Enter the "wiki"—a simple, collaborative editing system that let anyone publish instantly. Sanger suggested using it as a feeder for Nupedia. The idea was that amateur content could be polished later by experts. But what happened next was unexpected: the wiki grew so fast it outpaced Nupedia entirely.
The Near-Death Experience
By 2002, Wikipedia had about 20,000 articles—tiny by today’s standards, but impressive for a volunteer project. But the cracks were showing. The site was running on a shoestring budget, hosted on a single server in Florida. Traffic spikes crashed it regularly. The community was fracturing over disputes about content and quality. And the funding was nonexistent.
Jimmy Wales was pouring his own savings into server costs. He later said that in 2002, he sat down and calculated that if things didn’t change quickly, he’d have to shut the whole thing down within six months. There was no business model. No revenue. No serious investor interest. The internet bubble had burst, and "free content" was seen as a dead end.

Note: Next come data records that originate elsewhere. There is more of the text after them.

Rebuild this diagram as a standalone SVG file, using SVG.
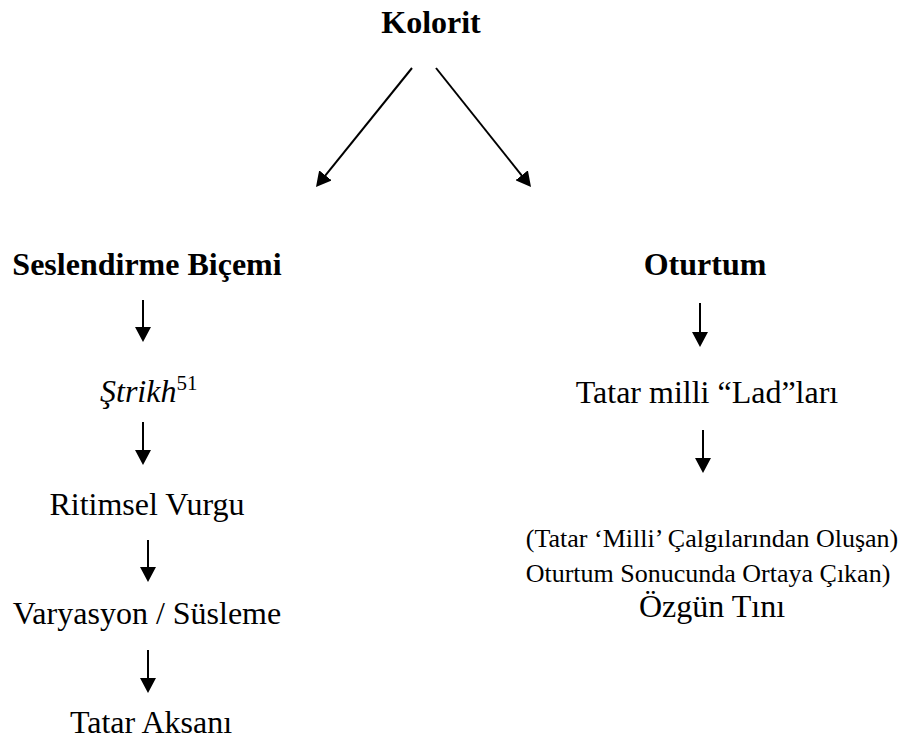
<svg xmlns="http://www.w3.org/2000/svg" width="904" height="742" viewBox="0 0 904 742">
<style>
.t{font-size:32px;text-anchor:middle;fill:#000}
.b{font-weight:bold}
.s{font-size:26px}
.c{stroke:#000;stroke-width:2;fill:none}
</style>
<defs>
<marker id="ah" viewBox="0 0 15 16" refX="7" refY="8" markerWidth="15" markerHeight="16" markerUnits="userSpaceOnUse" orient="auto">
<path d="M0,0 L15,8 L0,16 z" fill="#000"/>
</marker>
</defs>
<rect width="904" height="742" fill="#fff"/>
<g id="connectors">
<line class="c" x1="412" y1="68" x2="321" y2="180.8" marker-end="url(#ah)"/>
<line class="c" x1="436" y1="68" x2="526" y2="180.8" marker-end="url(#ah)"/>
<line class="c" x1="143" y1="300" x2="143" y2="334" marker-end="url(#ah)"/>
<line class="c" x1="143" y1="422" x2="143" y2="457" marker-end="url(#ah)"/>
<line class="c" x1="148" y1="540" x2="148" y2="574" marker-end="url(#ah)"/>
<line class="c" x1="148" y1="650" x2="148" y2="685" marker-end="url(#ah)"/>
<line class="c" x1="700" y1="303" x2="700" y2="339" marker-end="url(#ah)"/>
<line class="c" x1="703" y1="430" x2="703" y2="465" marker-end="url(#ah)"/>
</g>
<g font-family="Liberation Serif, DejaVu Serif, serif">
<g id="kolorit"><text class="t b" x="431" y="33">Kolorit</text></g>
<g id="seslendirme"><text class="t b" x="147" y="275">Seslendirme Biçemi</text></g>
<g id="strikh"><text class="t" x="100" y="402" text-anchor="start" style="text-anchor:start"><tspan font-style="italic">Ştrikh</tspan><tspan font-size="21" dy="-12">51</tspan></text></g>
<g id="ritimsel"><text class="t" x="147" y="515">Ritimsel Vurgu</text></g>
<g id="varyasyon"><text class="t" x="147" y="624">Varyasyon / Süsleme</text></g>
<g id="aksan"><text class="t" x="151" y="733">Tatar Aksanı</text></g>
<g id="oturtum"><text class="t b" x="705" y="275">Oturtum</text></g>
<g id="lad"><text class="t" x="707" y="403">Tatar milli “Lad”ları</text></g>
<g id="tini">
<text class="t s" x="712" y="547">(Tatar ‘Milli’ Çalgılarından Oluşan)</text>
<text class="t s" x="708" y="582">Oturtum Sonucunda Ortaya Çıkan)</text>
<text class="t" x="712" y="617">Özgün Tını</text>
</g>
</g>
</svg>
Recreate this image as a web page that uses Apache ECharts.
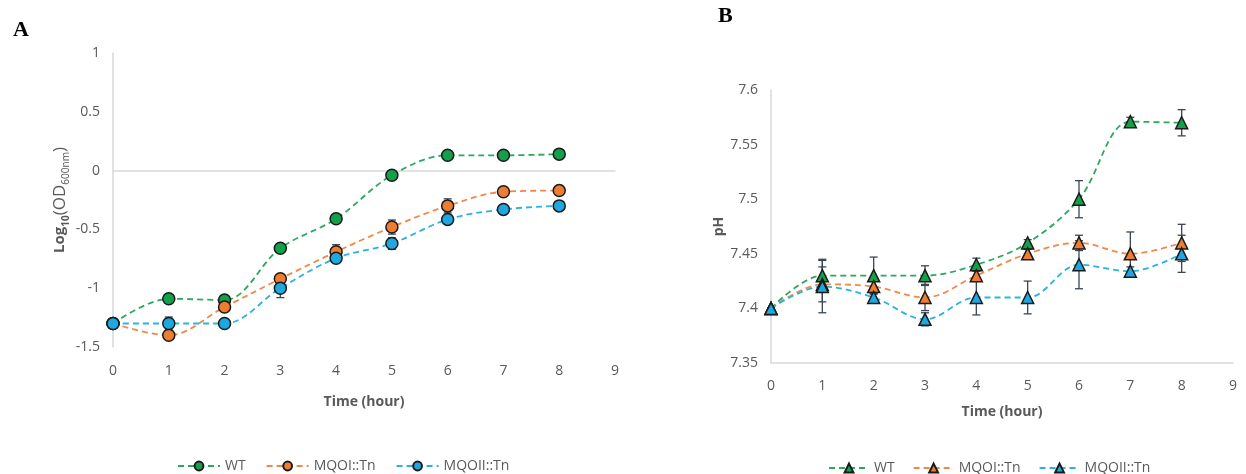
<!DOCTYPE html>
<html>
<head>
<meta charset="utf-8">
<script src="https://cdn.jsdelivr.net/npm/echarts@6/dist/echarts.min.js"></script>
<style>
  html, body { margin: 0; padding: 0; background: #fff; }
  #plot { width: 1246px; height: 474px; }
</style>
</head>
<body>
<div id="plot"></div>
<script>
const hours = [0, 1, 2, 3, 4, 5, 6, 7, 8];
const seriesNames = ["WT", "MQOI::Tn", "MQOII::Tn"];

// panel A: log10(OD600nm)
const odWT = [-1.3, -1.09, -1.1, -0.66, -0.41, -0.04, 0.13, 0.13, 0.14];
const odMQOI = [-1.3, -1.4, -1.16, -0.92, -0.69, -0.48, -0.3, -0.18, -0.17];
const odMQOII = [-1.3, -1.3, -1.3, -1.0, -0.745, -0.62, -0.415, -0.33, -0.3];
const odErrWT = [0, 0.01, 0.02, 0.03, 0.02, 0.01, 0.01, 0.01, 0.01];
const odErrMQOI = [0, 0.03, 0.04, 0.03, 0.06, 0.06, 0.06, 0.02, 0.02];
const odErrMQOII = [0, 0.055, 0.02, 0.08, 0.03, 0.05, 0.02, 0.01, 0.01];

// panel B: pH
const phWT = [7.4, 7.43, 7.43, 7.43, 7.44, 7.46, 7.5, 7.571, 7.57];
const phMQOI = [7.4, 7.422, 7.42, 7.41, 7.43, 7.45, 7.46, 7.45, 7.46];
const phMQOII = [7.4, 7.42, 7.41, 7.39, 7.41, 7.41, 7.44, 7.434, 7.45];
const phErrWT = [0, 0.015, 0.017, 0.009, 0.006, 0.003, 0.017, 0.004, 0.012];
const phErrMQOI = [0, 0.016, 0.006, 0.012, 0.005, 0.004, 0.007, 0.02, 0.017];
const phErrMQOII = [0, 0.024, 0.004, 0.006, 0.016, 0.015, 0.022, 0.004, 0.017];

const lineColors = ["#2aa860", "#f08848", "#2ab3de"];
const fillColors = ["#13a04a", "#ed7d31", "#1ea8e0"];
const textColor = "#595959";
const errColor = "#3a4656";

function pairs(ys) {
  return hours.map(function (h, i) { return [h, ys[i]]; });
}

function errData(ys, errs) {
  return hours.map(function (h, i) { return [h, ys[i] - errs[i], ys[i] + errs[i]]; });
}

function errSeries(ys, errs, idx) {
  return {
    type: "custom",
    xAxisIndex: idx,
    yAxisIndex: idx,
    z: 1,
    silent: true,
    data: errData(ys, errs),
    renderItem: function (params, api) {
      const lo = api.coord([api.value(0), api.value(1)]);
      const hi = api.coord([api.value(0), api.value(2)]);
      const w = 4;
      const st = { stroke: errColor, lineWidth: 1.3 };
      return {
        type: "group",
        children: [
          { type: "line", shape: { x1: lo[0], y1: lo[1], x2: hi[0], y2: hi[1] }, style: st },
          { type: "line", shape: { x1: lo[0] - w, y1: lo[1], x2: lo[0] + w, y2: lo[1] }, style: st },
          { type: "line", shape: { x1: hi[0] - w, y1: hi[1], x2: hi[0] + w, y2: hi[1] }, style: st },
        ],
      };
    },
  };
}

function lineSeries(name, ys, k, idx, symbol) {
  return {
    name: name,
    type: "line",
    xAxisIndex: idx,
    yAxisIndex: idx,
    z: 3,
    smooth: 0.35,
    data: pairs(ys),
    symbol: symbol,
    symbolSize: 12,
    lineStyle: { color: lineColors[k], width: 1.8, type: [6, 4] },
    itemStyle: { color: fillColors[k], borderColor: "#1a1a1a", borderWidth: 1.5 },
  };
}

const axisLabel = { color: textColor, fontSize: 14, fontFamily: "Open Sans" };
const axisLine = { show: true, lineStyle: { color: "#d9d9d9", width: 1.5 } };
const legendText = { color: textColor, fontSize: 14, fontFamily: "Open Sans" };

const myChart = echarts.init(document.getElementById("plot"));
const option = {
  animation: false,
  backgroundColor: "#fff",
  title: [
    { text: "A", left: 8, top: 14, textStyle: { fontFamily: "Liberation Serif", fontSize: 22, fontWeight: "bold", color: "#000" } },
    { text: "B", left: 713, top: 0, textStyle: { fontFamily: "Liberation Serif", fontSize: 22, fontWeight: "bold", color: "#000" } },
  ],
  legend: [
    {
      data: seriesNames,
      left: 172,
      top: 454,
      itemWidth: 42,
      itemHeight: 11,
      itemGap: 20,
      textStyle: legendText,
    },
    {
      data: seriesNames.map(function (n) { return n + " "; }),
      formatter: function (n) { return n.trim(); },
      left: 823,
      top: 456,
      itemWidth: 40,
      itemHeight: 11,
      itemGap: 18,
      textStyle: legendText,
    },
  ],
  grid: [
    { left: 113, top: 53, width: 502, height: 294 },
    { left: 771, top: 90, width: 462, height: 273 },
  ],
  xAxis: [
    {
      gridIndex: 0, type: "value", min: 0, max: 9, interval: 1,
      axisLine: axisLine, axisTick: { show: false }, splitLine: { show: false },
      axisLabel: Object.assign({ margin: 17 }, axisLabel),
      name: "Time (hour)", nameLocation: "middle", nameGap: 48,
      nameTextStyle: { color: textColor, fontSize: 14, fontWeight: "bold", fontFamily: "Open Sans" },
    },
    {
      gridIndex: 1, type: "value", min: 0, max: 9, interval: 1,
      axisLine: axisLine, axisTick: { show: false }, splitLine: { show: false },
      axisLabel: Object.assign({ margin: 16 }, axisLabel),
      name: "Time (hour)", nameLocation: "middle", nameGap: 42,
      nameTextStyle: { color: textColor, fontSize: 14, fontWeight: "bold", fontFamily: "Open Sans" },
    },
  ],
  yAxis: [
    {
      gridIndex: 0, type: "value", min: -1.5, max: 1, interval: 0.5,
      axisLine: axisLine, axisTick: { show: false }, splitLine: { show: false },
      axisLabel: Object.assign({ margin: 13 }, axisLabel),
      name: "{b|Log}{bs|10}{r|(OD}{s|600nm}{r|)}",
      nameLocation: "middle", nameGap: 42,
      nameTextStyle: {
        color: textColor,
        rich: {
          b: { fontSize: 15, fontWeight: "bold", fontFamily: "Open Sans", color: textColor, lineHeight: 22, verticalAlign: "middle" },
          bs: { fontSize: 10, fontWeight: "bold", fontFamily: "Open Sans", color: textColor, lineHeight: 22, verticalAlign: "bottom", padding: [7, 0, 0, 0] },
          r: { fontSize: 17, fontFamily: "Open Sans", color: textColor, lineHeight: 22, verticalAlign: "middle" },
          s: { fontSize: 10, fontFamily: "Open Sans", color: textColor, lineHeight: 22, verticalAlign: "bottom", padding: [7, 0, 0, 0] },
        },
      },
    },
    {
      gridIndex: 1, type: "value", min: 7.35, max: 7.6, interval: 0.05,
      axisLine: axisLine, axisTick: { show: false }, splitLine: { show: false },
      axisLabel: Object.assign({ margin: 13 }, axisLabel),
      name: "pH", nameLocation: "middle", nameGap: 42,
      nameTextStyle: { color: textColor, fontSize: 14, fontWeight: "bold", fontFamily: "Open Sans" },
    },
  ],
  series: [
    errSeries(odWT, odErrWT, 0),
    errSeries(odMQOI, odErrMQOI, 0),
    errSeries(odMQOII, odErrMQOII, 0),
    lineSeries("WT", odWT, 0, 0, "circle"),
    lineSeries("MQOI::Tn", odMQOI, 1, 0, "circle"),
    lineSeries("MQOII::Tn", odMQOII, 2, 0, "circle"),
    errSeries(phWT, phErrWT, 1),
    errSeries(phMQOI, phErrMQOI, 1),
    errSeries(phMQOII, phErrMQOII, 1),
    lineSeries("WT ", phWT, 0, 1, "triangle"),
    lineSeries("MQOI::Tn ", phMQOI, 1, 1, "triangle"),
    lineSeries("MQOII::Tn ", phMQOII, 2, 1, "triangle"),
  ],
};
myChart.setOption(option);
</script>
</body>
</html>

The Community That Saved It
What turned the tide wasn't a groundbreaking business plan. It was the volunteers. Early Wikipedians wrote thousands of articles for free, but more crucially, they built the infrastructure that kept the site alive. They wrote bots to combat vandalism, developed the "neutral point of view" policy, and created the now-iconic MediaWiki software that made the site scalable.
One unsung hero: Ward Cunningham, who invented the wiki concept. But the real heroes were the anonymous editors who stayed up late fixing typos and reverting spam. They weren’t cogs in a machine—they were the machine.
The Funding Breakthrough
In 2003, Wikipedia’s server costs hit a crisis point. Wales decided to launch a donation drive. The response was lukewarm. The first one raised only a few thousand dollars. But that was enough to keep the lights on for another month. Over the next couple of years, the "banner ad" debate split the community. Some wanted ads to pay for servers. Others argued ads would poison the project’s spirit.
Wales eventually made a call: no ads, ever. Instead, the Wikimedia Foundation would exist solely on donations. It was a gamble that could have ended the project—and for a while, it looked like it might. In 2005, the foundation’s total revenue was less than $200,000. That’s less than the cost of a single department at a traditional encyclopedia publisher.
The Tipping Point
The real pivot came around 2005–2007. Wikipedia’s content quality improved dramatically as more subject-matter experts began contributing for free. The site’s Google ranking soared. The donation drives started hitting six figures. Then seven. By 2008, Wikipedia was handling 10 billion monthly page views and had become the most popular reference site on the web.
Ironically, the thing that almost killed Wikipedia—its openness—became its superpower. Anyone could edit, and anyone did. That sheer scale of participation crushed the traditional model.
What We Can Learn
Wikipedia didn’t succeed because of a brilliant business plan. It succeeded because a small group of people refused to let a good idea die, even when it was bleeding money and crashing daily. The lesson is that sometimes the most valuable things are the ones you almost gave up on.